━━━ Provided material ━━━

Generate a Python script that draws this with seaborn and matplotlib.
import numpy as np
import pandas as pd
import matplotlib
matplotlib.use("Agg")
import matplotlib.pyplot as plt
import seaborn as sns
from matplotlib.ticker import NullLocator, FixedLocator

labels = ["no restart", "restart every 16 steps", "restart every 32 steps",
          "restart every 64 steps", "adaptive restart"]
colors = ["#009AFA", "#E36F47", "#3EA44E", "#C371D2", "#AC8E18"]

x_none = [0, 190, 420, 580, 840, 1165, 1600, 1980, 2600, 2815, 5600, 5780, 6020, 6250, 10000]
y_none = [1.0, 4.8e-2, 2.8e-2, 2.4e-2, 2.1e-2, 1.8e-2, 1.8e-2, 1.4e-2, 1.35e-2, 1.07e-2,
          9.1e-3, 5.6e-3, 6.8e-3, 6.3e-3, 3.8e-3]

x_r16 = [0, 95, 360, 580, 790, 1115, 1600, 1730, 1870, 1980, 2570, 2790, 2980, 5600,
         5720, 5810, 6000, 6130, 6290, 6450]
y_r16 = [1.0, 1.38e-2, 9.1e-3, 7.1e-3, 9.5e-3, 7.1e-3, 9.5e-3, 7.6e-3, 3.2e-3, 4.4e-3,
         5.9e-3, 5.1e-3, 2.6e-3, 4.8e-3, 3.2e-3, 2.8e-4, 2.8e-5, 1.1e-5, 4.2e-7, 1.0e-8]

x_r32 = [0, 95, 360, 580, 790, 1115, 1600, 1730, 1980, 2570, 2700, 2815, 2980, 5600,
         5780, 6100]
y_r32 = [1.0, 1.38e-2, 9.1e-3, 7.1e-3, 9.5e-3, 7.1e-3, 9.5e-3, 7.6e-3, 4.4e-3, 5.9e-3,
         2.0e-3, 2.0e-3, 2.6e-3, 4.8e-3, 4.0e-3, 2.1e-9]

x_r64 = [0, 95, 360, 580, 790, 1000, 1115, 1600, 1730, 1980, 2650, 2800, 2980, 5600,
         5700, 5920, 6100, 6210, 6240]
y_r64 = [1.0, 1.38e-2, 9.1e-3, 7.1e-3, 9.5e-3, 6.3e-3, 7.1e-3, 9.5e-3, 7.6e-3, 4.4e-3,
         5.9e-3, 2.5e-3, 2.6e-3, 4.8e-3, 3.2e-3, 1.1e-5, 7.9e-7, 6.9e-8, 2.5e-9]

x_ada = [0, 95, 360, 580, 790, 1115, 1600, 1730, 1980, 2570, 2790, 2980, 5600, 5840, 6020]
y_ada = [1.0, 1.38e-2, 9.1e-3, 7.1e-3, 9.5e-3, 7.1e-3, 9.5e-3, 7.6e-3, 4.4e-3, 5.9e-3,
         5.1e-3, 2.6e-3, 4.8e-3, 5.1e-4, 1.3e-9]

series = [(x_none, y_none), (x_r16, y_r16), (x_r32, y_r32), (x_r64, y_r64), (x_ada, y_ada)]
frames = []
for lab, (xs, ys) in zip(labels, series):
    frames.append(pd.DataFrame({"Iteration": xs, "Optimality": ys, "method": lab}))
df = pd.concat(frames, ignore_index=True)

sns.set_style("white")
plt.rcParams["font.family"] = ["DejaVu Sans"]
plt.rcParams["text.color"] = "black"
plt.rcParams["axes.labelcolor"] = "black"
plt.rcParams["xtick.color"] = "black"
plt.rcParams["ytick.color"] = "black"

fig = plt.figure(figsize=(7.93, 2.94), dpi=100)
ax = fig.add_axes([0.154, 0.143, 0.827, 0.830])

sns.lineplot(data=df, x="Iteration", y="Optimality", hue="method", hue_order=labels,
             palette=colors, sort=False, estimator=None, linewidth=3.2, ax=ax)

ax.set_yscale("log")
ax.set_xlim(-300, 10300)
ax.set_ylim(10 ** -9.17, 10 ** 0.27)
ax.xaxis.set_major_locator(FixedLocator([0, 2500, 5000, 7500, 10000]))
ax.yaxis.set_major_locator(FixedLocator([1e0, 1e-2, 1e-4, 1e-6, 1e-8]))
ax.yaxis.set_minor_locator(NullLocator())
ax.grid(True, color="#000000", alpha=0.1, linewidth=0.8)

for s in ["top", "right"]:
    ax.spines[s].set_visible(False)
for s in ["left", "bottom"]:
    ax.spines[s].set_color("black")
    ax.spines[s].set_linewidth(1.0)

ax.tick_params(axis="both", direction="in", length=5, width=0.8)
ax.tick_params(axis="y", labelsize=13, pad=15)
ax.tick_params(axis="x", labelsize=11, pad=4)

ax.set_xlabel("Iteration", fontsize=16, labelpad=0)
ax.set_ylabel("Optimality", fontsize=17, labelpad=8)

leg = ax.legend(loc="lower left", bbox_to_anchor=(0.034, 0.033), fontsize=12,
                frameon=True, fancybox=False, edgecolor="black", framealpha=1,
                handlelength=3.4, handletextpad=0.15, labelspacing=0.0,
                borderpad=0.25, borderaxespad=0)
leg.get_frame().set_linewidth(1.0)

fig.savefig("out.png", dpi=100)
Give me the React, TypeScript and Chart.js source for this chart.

━━━

*Work to complete*
Lines that hold the word "seaborn" are the ones to return, every one of them.

*The output*
Generate a Python script that draws this with seaborn and matplotlib.
import seaborn as sns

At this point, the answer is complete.